And he does it on the side. Kevin still works a full-time job in enterprise sales (at Corsearch). LinkedIn is not his job. It is a system that runs alongside his job and now earns him tens of thousands in sponsored deals on top of his salary.

What "consistently" actually means

Most people post and hope. They write something, hit publish, and wait to see if the feed is kind that day. The result is a sawtooth: one good week, three flat ones, then burnout.

Kevin replaced hope with a system. The difference between him and the average poster is not talent or follower count. It is that his reach is engineered, so it shows up on a schedule instead of by accident.

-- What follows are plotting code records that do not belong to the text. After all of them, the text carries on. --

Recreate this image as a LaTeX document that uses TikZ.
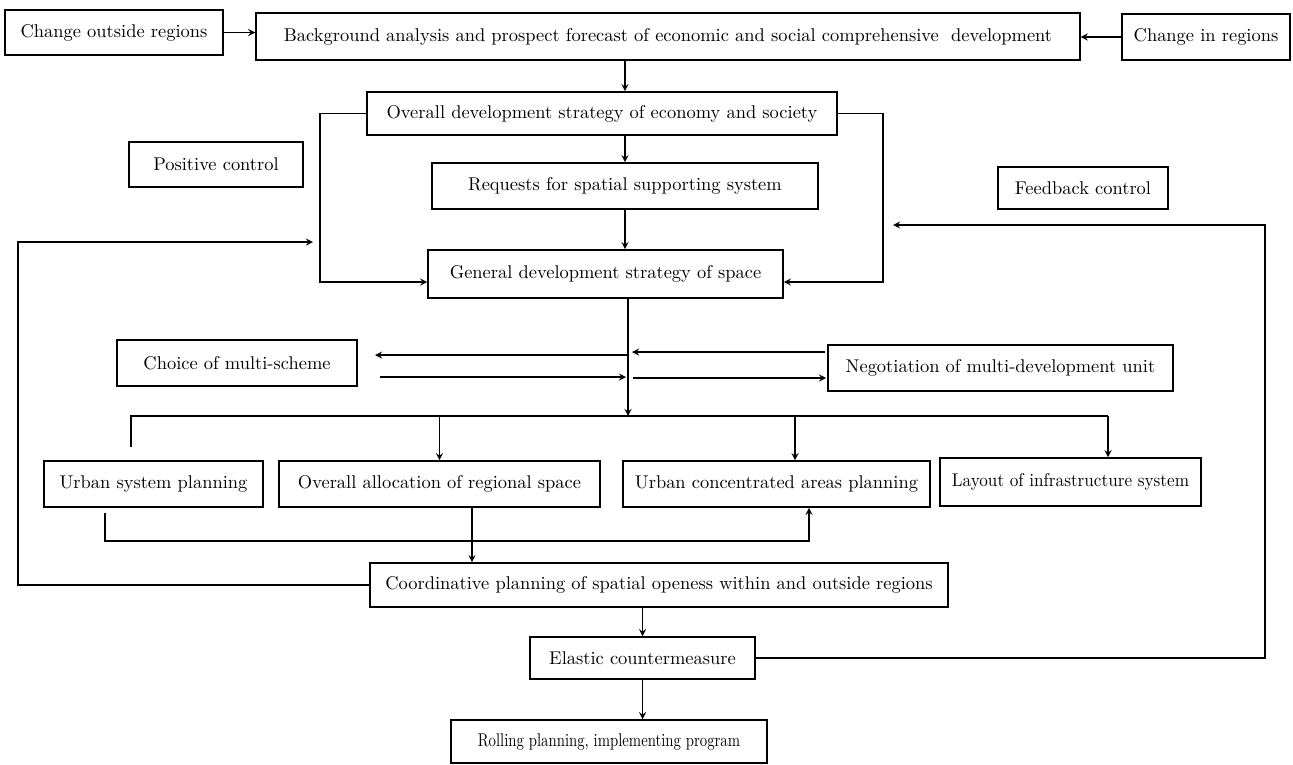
\documentclass[tikz,border=0pt]{standalone}
\usepackage{tikz}

\begin{document}
\begin{tikzpicture}[x=0.02cm,y=-0.02cm,
	box/.style={draw,line width=0.9pt,inner sep=2pt,font=\fontsize{10.5}{12}\selectfont},
	ln/.style={line width=0.8pt},
	arr/.style={line width=0.8pt,-stealth}]
	\useasboundingbox (0,0) rectangle (1293,764);
	% top row
	\node[box,minimum width=4.36cm,minimum height=0.9cm] (cor) at (114,32.5) {Change outside regions};
	\node[box,minimum width=16.48cm,minimum height=0.94cm] (bg) at (668,36.5)
		{Background analysis and prospect forecast of economic and social comprehensive\ \ development};
	\node[box,minimum width=3.36cm,minimum height=0.92cm] (cir) at (1206,37) {Change in regions};
	% strategy
	\node[box,minimum width=9.4cm,minimum height=0.86cm] (ov) at (602,113.5) {Overall development strategy of economy and society};
	\node[box,minimum width=3.48cm,minimum height=0.9cm] (pos) at (216,164.5) {Positive control};
	\node[box,minimum width=7.72cm,minimum height=0.92cm] (req) at (625,186) {Requests for spatial supporting system};
	\node[box,minimum width=3.4cm,minimum height=0.84cm] (fb) at (1083,188) {Feedback control};
	\node[box,minimum width=7.1cm,minimum height=0.96cm] (gen) at (605.5,274) {General development strategy of space};
	% schemes
	\node[box,minimum width=4.8cm,minimum height=0.92cm] (cho) at (237,363) {Choice of multi-scheme};
	\node[box,minimum width=6.9cm,minimum height=0.92cm] (neg) at (1000.5,368) {Negotiation of multi-development unit};
	% planning row
	\node[box,minimum width=4.38cm,minimum height=0.92cm] (usp) at (153.5,484) {Urban system planning};
	\node[box,minimum width=6.42cm,minimum height=0.92cm] (oal) at (439.5,484) {Overall allocation of regional space};
	\node[box,minimum width=6.14cm,minimum height=0.92cm] (uca) at (776.5,484) {Urban concentrated areas planning};
	\node[box,minimum width=5.22cm,minimum height=0.96cm] (lay) at (1070.5,482) {\scalebox{0.93}[1]{Layout of infrastructure system}};
	% bottom
	\node[box,minimum width=11.56cm,minimum height=0.88cm] (coo) at (659,585)
		{Coordinative planning of spatial openess within and outside regions};
	\node[box,minimum width=4.5cm,minimum height=0.84cm] (ela) at (642.5,658) {Elastic countermeasure};
	\node[box,minimum width=6.32cm,minimum height=0.86cm] (rol) at (609,741.5) {\scalebox{0.8}[1]{Rolling planning, implementing program}};

	% free ends
	\coordinate (lb) at (320,282);
	\coordinate (rb) at (883,282);
	\coordinate (lc) at (18,242);
	\coordinate (pc) at (313,242);
	\coordinate (fc) at (1265,225);
	\coordinate (fe) at (893,225);
	\coordinate (bar) at (628,416);
	\coordinate (bl) at (131,447);
	\coordinate (br) at (1108,416);
	\coordinate (ub) at (795,416);
	\coordinate (ua) at (105,513);
	\coordinate (uc) at (809,541);
	\coordinate (oa) at (472,507);
	\coordinate (cha) at (375,355);
	\coordinate (spa) at (628,355);
	\coordinate (spb) at (632,352);
	\coordinate (nga) at (825,352);
	\coordinate (chb) at (380,377);
	\coordinate (spc) at (626,377);
	\coordinate (spd) at (633,378);
	\coordinate (ngb) at (826,378);

	\draw[arr] (cor.east) -- (cor.east -| bg.west);
	\draw[arr] (cir.west) -- (cir.west -| bg.east);
	\draw[arr] (bg.south -| req.north) -- (req.north |- ov.north);
	\draw[arr] (ov.south -| req.north) -- (req.north);
	\draw[arr] (req.south) -- (req.south |- gen.north);
	\draw[arr] (ov.west) -| (lb) -- (lb -| gen.west);
	\draw[arr] (ov.east) -| (rb) -- (rb -| gen.east);
	\draw[arr] (coo.west) -| (lc) -- (pc);
	\draw[arr] (ela.east) -| (fc) -- (fe);
	% spine and schemes
	\draw[arr] (gen.south -| bar) -- (bar);
	\draw[arr] (spa) -- (cha);
	\draw[arr] (nga) -- (spb);
	\draw[arr] (chb) -- (spc);
	\draw[arr] (spd) -- (ngb);
	% distribution bar
	\draw[ln] (bl) |- (br);
	\draw[arr] (br) -- (br |- lay.north);
	\draw[arr] (oal.north |- bar) -- (oal.north);
	\draw[arr] (ub) -- (ub |- uca.north);
	\draw[arr] (ua) |- (uc) -- (uc |- uca.south);
	\draw[arr] (oa) -- (oa |- coo.north);
	\draw[arr] (ela.north |- coo.south) -- (ela.north);
	\draw[arr] (ela.south) -- (ela.south |- rol.north);
\end{tikzpicture}
\end{document}
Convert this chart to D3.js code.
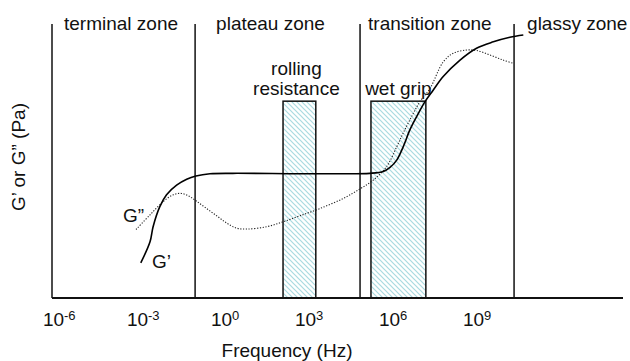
<!DOCTYPE html>
<html>
<head>
<meta charset="utf-8">
<script src="https://cdn.jsdelivr.net/npm/d3@7"></script>
<style>
  body { margin: 0; background: #fff; }
  text { font-family: "Liberation Sans", Arial, sans-serif; fill: #111; }
</style>
</head>
<body>
<script>
// log10 of frequency (Hz) for the tick labels
var tickExps = [-6, -3, 0, 3, 6, 9];

// zones and where they start (log10 Hz)
var zoneNames = ["terminal zone", "plateau zone", "transition zone", "glassy zone"];
var zoneStarts = [-6.21, -1.1, 4.79, 10.29];

// shaded bands: [from, to] in log10 Hz, top in log10 Pa (arbitrary)
var bandNames = [["rolling", "resistance"], ["wet grip"]];
var bandRanges = [[2.04, 3.21], [5.18, 7.14]];
var bandTop = 8.31;

// G' (storage) : [log10 f, log10 G]
var gPrime = [
  [-3.04, 4.77], [-2.71, 5.23], [-2.60, 5.56], [-2.36, 6.0], [-2.12, 6.26],
  [-1.76, 6.47], [-1.40, 6.60], [-1.07, 6.67], [-0.57, 6.72], [0.25, 6.73],
  [2.64, 6.72], [4.07, 6.72], [5.14, 6.73], [5.62, 6.77], [5.86, 6.86],
  [6.10, 7.02], [6.33, 7.31], [6.57, 7.68], [6.81, 7.97], [7.11, 8.30],
  [7.40, 8.55], [7.76, 8.85], [8.36, 9.21], [8.95, 9.47], [9.55, 9.61],
  [10.14, 9.71], [10.62, 9.76]
];

// G'' (loss)
var gDouble = [
  [-3.21, 5.50], [-2.71, 5.82], [-2.24, 6.11], [-1.88, 6.26], [-1.58, 6.29],
  [-1.29, 6.22], [-1.05, 6.12], [-0.69, 5.96], [-0.33, 5.80], [0.03, 5.64],
  [0.38, 5.53], [0.74, 5.51], [1.45, 5.56], [2.05, 5.67], [2.64, 5.80],
  [3.36, 5.96], [4.19, 6.18], [4.79, 6.39], [5.26, 6.58], [5.74, 6.88],
  [6.10, 7.31], [6.33, 7.61], [6.63, 7.97], [6.93, 8.30], [7.29, 8.59],
  [7.76, 9.17], [8.12, 9.36], [8.60, 9.43], [8.95, 9.42], [9.43, 9.32],
  [9.90, 9.21], [10.26, 9.14]
];

var width = 630, height = 361;

var svg = d3.select("body")
    .append("svg")
    .attr("width", width)
    .attr("height", height);

var x = d3.scaleLinear()
    .domain([-6.21, 14.18])
    .range([52, 623]);

var y = d3.scaleLinear()
    .domain([4, 10])
    .range([298, 24]);

// hatch pattern for the bands
var defs = svg.append("defs");
var pat = defs.append("pattern")
    .attr("id", "hatch")
    .attr("patternUnits", "userSpaceOnUse")
    .attr("width", 5)
    .attr("height", 5);
pat.append("rect").attr("width", 5).attr("height", 5).attr("fill", "#fff");
pat.append("path")
    .attr("d", "M-1,-1 L6,6 M-1,4 L1,6 M4,-1 L6,1")
    .attr("stroke", "#a9dae0")
    .attr("stroke-width", 1.2);

// bands
svg.selectAll(".band")
    .data(bandRanges)
    .enter()
    .append("rect")
    .attr("class", "band")
    .attr("x", function(d){ return x(d[0]); })
    .attr("y", y(bandTop))
    .attr("width", function(d){ return x(d[1]) - x(d[0]); })
    .attr("height", y(4) - y(bandTop))
    .attr("fill", "url(#hatch)")
    .attr("stroke", "#111")
    .attr("stroke-width", 1.5);

// band labels
bandNames.forEach(function(lines, i){
    var cx = (x(bandRanges[i][0]) + x(bandRanges[i][1])) / 2;
    var t = svg.append("text")
        .attr("text-anchor", "middle")
        .attr("font-size", 19);
    lines.forEach(function(s, j){
        t.append("tspan")
            .attr("x", cx - (lines.length > 1 ? 3 : 0))
            .attr("y", y(bandTop) - 6 - (lines.length - 1 - j) * 20)
            .text(s);
    });
});

// zone divider lines (first one is the y axis)
svg.selectAll(".zone")
    .data(zoneStarts)
    .enter()
    .append("line")
    .attr("class", "zone")
    .attr("x1", function(d){ return x(d); })
    .attr("x2", function(d){ return x(d); })
    .attr("y1", y(10))
    .attr("y2", y(4))
    .attr("stroke", "#111")
    .attr("stroke-width", 1.5);

var zonePad = [12, 21, 8, 13];
svg.selectAll(".zoneLabel")
    .data(zoneNames)
    .enter()
    .append("text")
    .attr("class", "zoneLabel")
    .attr("x", function(d, i){ return x(zoneStarts[i]) + zonePad[i]; })
    .attr("y", 30)
    .attr("font-size", 19)
    .text(function(d){ return d; });

// x axis line
svg.append("line")
    .attr("x1", x(-6.21))
    .attr("x2", x(14.18))
    .attr("y1", y(4))
    .attr("y2", y(4))
    .attr("stroke", "#111")
    .attr("stroke-width", 2);

// tick labels 10^n
var ticks = svg.selectAll(".tick")
    .data(tickExps)
    .enter()
    .append("text")
    .attr("class", "tick")
    .attr("x", function(d){ return x(d) - 15; })
    .attr("y", 326)
    .attr("font-size", 19);
ticks.append("tspan").text("10");
ticks.append("tspan")
    .attr("font-size", 13)
    .attr("dy", -6)
    .text(function(d){ return d; });

// curves
var line = d3.line()
    .x(function(d){ return x(d[0]); })
    .y(function(d){ return y(d[1]); })
    .curve(d3.curveCatmullRom);

svg.append("path")
    .datum(gDouble)
    .attr("d", line)
    .attr("fill", "none")
    .attr("stroke", "#222")
    .attr("stroke-width", 1.1)
    .attr("stroke-dasharray", "1.2,1.6");

svg.append("path")
    .datum(gPrime)
    .attr("d", line)
    .attr("fill", "none")
    .attr("stroke", "#000")
    .attr("stroke-width", 1.6);

// curve labels
svg.append("text")
    .attr("x", 123)
    .attr("y", 222)
    .attr("font-size", 19)
    .text("G\u201D");
svg.append("text")
    .attr("x", 152)
    .attr("y", 268)
    .attr("font-size", 19)
    .text("G\u2019");

// axis titles
svg.append("text")
    .attr("x", 287)
    .attr("y", 357)
    .attr("text-anchor", "middle")
    .attr("font-size", 19)
    .text("Frequency (Hz)");

svg.append("text")
    .attr("transform", "translate(25,157) rotate(-90)")
    .attr("text-anchor", "middle")
    .attr("font-size", 19)
    .text("G\u2019 or G\u201D (Pa)");
</script>
</body>
</html>
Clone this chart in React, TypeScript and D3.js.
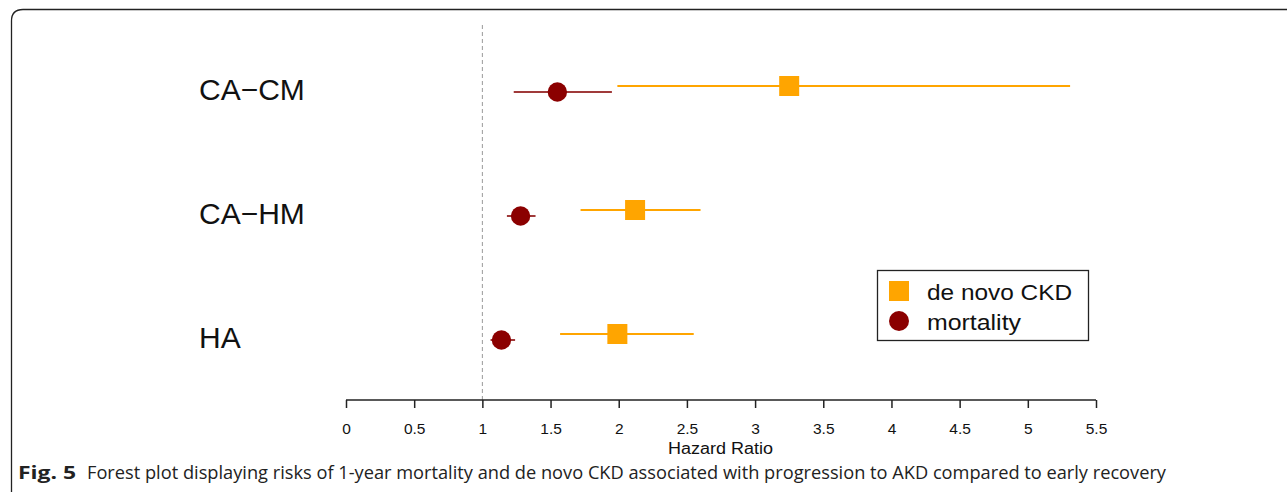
import React, { useEffect, useRef } from 'react'
import * as d3 from 'd3'

// rows of the forest plot, top to bottom
const categories = ['CA\u2212CM', 'CA\u2212HM', 'HA']

// hazard ratio and 95% CI
const ckdHR = [3.25, 2.12, 1.99]
const ckdLow = [1.99, 1.72, 1.57]
const ckdHigh = [5.31, 2.60, 2.55]

const mortHR = [1.55, 1.28, 1.14]
const mortLow = [1.23, 1.18, 1.06]
const mortHigh = [1.95, 1.39, 1.24]

const tickValues = [0, 0.5, 1, 1.5, 2, 2.5, 3, 3.5, 4, 4.5, 5, 5.5]
const legendLabels = ['de novo CKD', 'mortality']
const legendWidths = [145, 94]

const W = 1287
const H = 492
const ORANGE = '#FFA500'
const DARKRED = '#8B0000'

export default function App() {
    const ref = useRef<SVGSVGElement>(null)

    useEffect(() => {
        const svg = d3.select(ref.current)
        svg.selectAll('*').remove()
        const font = "'Liberation Sans', Arial, sans-serif"

        // frame of the figure panel (only top-left corner is visible)
        svg.append('path')
            .attr('d', `M11.5,${H + 2} L11.5,21 Q11.5,9.5 23,9.5 L${W + 2},9.5`)
            .attr('fill', 'none')
            .attr('stroke', '#222')
            .attr('stroke-width', 1.3)

        const x = d3.scaleLinear().domain([0, 5.5]).range([346, 1096])
        const y = d3.scalePoint<string>().domain(categories).range([89, 337])

        // reference line at HR = 1
        svg.append('line')
            .attr('x1', x(1)).attr('x2', x(1))
            .attr('y1', 25).attr('y2', 400)
            .attr('stroke', '#999')
            .attr('stroke-dasharray', '4,3')
            .attr('stroke-width', 1)

        // x axis
        const axis = svg.append('g')
            .attr('transform', 'translate(0,400)')
            .call(d3.axisBottom(x).tickValues(tickValues).tickSize(8).tickPadding(15)
                .tickFormat(d => String(d)))
        axis.select('.domain').attr('stroke', '#222').attr('stroke-width', 1.5)
            .attr('d', `M${x(0)},0H${x(5.5)}`)
        axis.selectAll('.tick line').attr('stroke', '#222').attr('stroke-width', 1.5)
        axis.selectAll('.tick text')
            .attr('font-family', font)
            .attr('font-size', 15.5)
            .attr('fill', '#111')

        svg.append('text')
            .attr('x', 668).attr('y', 454)
            .attr('font-family', font)
            .attr('font-size', 16)
            .attr('textLength', 105)
            .attr('lengthAdjust', 'spacingAndGlyphs')
            .attr('fill', '#111')
            .text('Hazard Ratio')

        // category labels
        svg.selectAll('text.cat').data(categories).enter().append('text')
            .attr('class', 'cat')
            .attr('x', 199)
            .attr('y', d => (y(d) as number) + 11)
            .attr('font-family', font)
            .attr('font-size', 30)
            .attr('fill', '#111')
            .text(d => d)

        const rows = categories.map((c, i) => ({
            c,
            ckd: ckdHR[i], ckdL: ckdLow[i], ckdH: ckdHigh[i],
            m: mortHR[i], mL: mortLow[i], mH: mortHigh[i],
        }))

        // de novo CKD intervals and squares
        const ck = svg.append('g')
        ck.selectAll('line').data(rows).enter().append('line')
            .attr('x1', d => x(d.ckdL)).attr('x2', d => x(d.ckdH))
            .attr('y1', d => (y(d.c) as number) - 3).attr('y2', d => (y(d.c) as number) - 3)
            .attr('stroke', ORANGE).attr('stroke-width', 2)
        ck.selectAll('rect').data(rows).enter().append('rect')
            .attr('x', d => x(d.ckd) - 10).attr('y', d => (y(d.c) as number) - 13)
            .attr('width', 20).attr('height', 20)
            .attr('fill', ORANGE)

        // mortality intervals and circles
        const mo = svg.append('g')
        mo.selectAll('line').data(rows).enter().append('line')
            .attr('x1', d => x(d.mL)).attr('x2', d => x(d.mH))
            .attr('y1', d => (y(d.c) as number) + 3).attr('y2', d => (y(d.c) as number) + 3)
            .attr('stroke', '#A03A3A').attr('stroke-width', 2)
        mo.selectAll('circle').data(rows).enter().append('circle')
            .attr('cx', d => x(d.m)).attr('cy', d => (y(d.c) as number) + 3)
            .attr('r', 9.7)
            .attr('fill', DARKRED)

        // legend
        const lg = svg.append('g')
        lg.append('rect')
            .attr('x', 877.5).attr('y', 270.5).attr('width', 211).attr('height', 70)
            .attr('fill', 'white').attr('stroke', '#222').attr('stroke-width', 1.3)
        lg.append('rect').attr('x', 889).attr('y', 281).attr('width', 20).attr('height', 20).attr('fill', ORANGE)
        lg.append('circle').attr('cx', 899).attr('cy', 321).attr('r', 10).attr('fill', DARKRED)
        lg.selectAll('text').data(legendLabels).enter().append('text')
            .attr('x', 927).attr('y', (d, i) => 300 + i * 30)
            .attr('font-family', font)
            .attr('font-size', 22)
            .attr('textLength', (d, i) => legendWidths[i])
            .attr('lengthAdjust', 'spacingAndGlyphs')
            .attr('fill', '#111')
            .text(d => d)

        // caption
        const cap = svg.append('text')
            .attr('y', 479)
            .attr('font-family', "'Open Sans', 'Noto Sans', sans-serif")
            .attr('font-size', 18)
            .attr('fill', '#222')
        cap.append('tspan').attr('x', 18).attr('font-weight', 'bold')
            .attr('textLength', 58).attr('lengthAdjust', 'spacingAndGlyphs')
            .text('Fig. 5')
        cap.append('tspan').attr('x', 87)
            .attr('textLength', 1079).attr('lengthAdjust', 'spacingAndGlyphs')
            .text('Forest plot displaying risks of 1-year mortality and de novo CKD associated with progression to AKD compared to early recovery')
    }, [])

    return (
        <svg ref={ref} width={W} height={H}
            style={{ position: 'absolute', left: 0, top: 0, background: 'white' }} />
    )
}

That is why his numbers are boringly repeatable. Around a million a month is not a highlight reel. It is a baseline.

The system, end to end

Here is what a repeatable LinkedIn engine actually looks like, the way Kevin runs it.

He reverse-engineers winning posts to decide what to write

He does not start from a blank page and pray for inspiration. He studies posts that already won, in his space and adjacent ones, and works backwards: what was the hook doing, what emotion carried it, why did it travel. Finding what to post is a research step, not a creative gamble.

He treats memes as a business weapon

Most professionals dismiss memes as unserious. Kevin uses them deliberately. A sharp, on-topic meme compresses an idea into something instantly shareable, and shareability is distribution. Used with intent, humor is one of the most underrated reach multipliers on the platform.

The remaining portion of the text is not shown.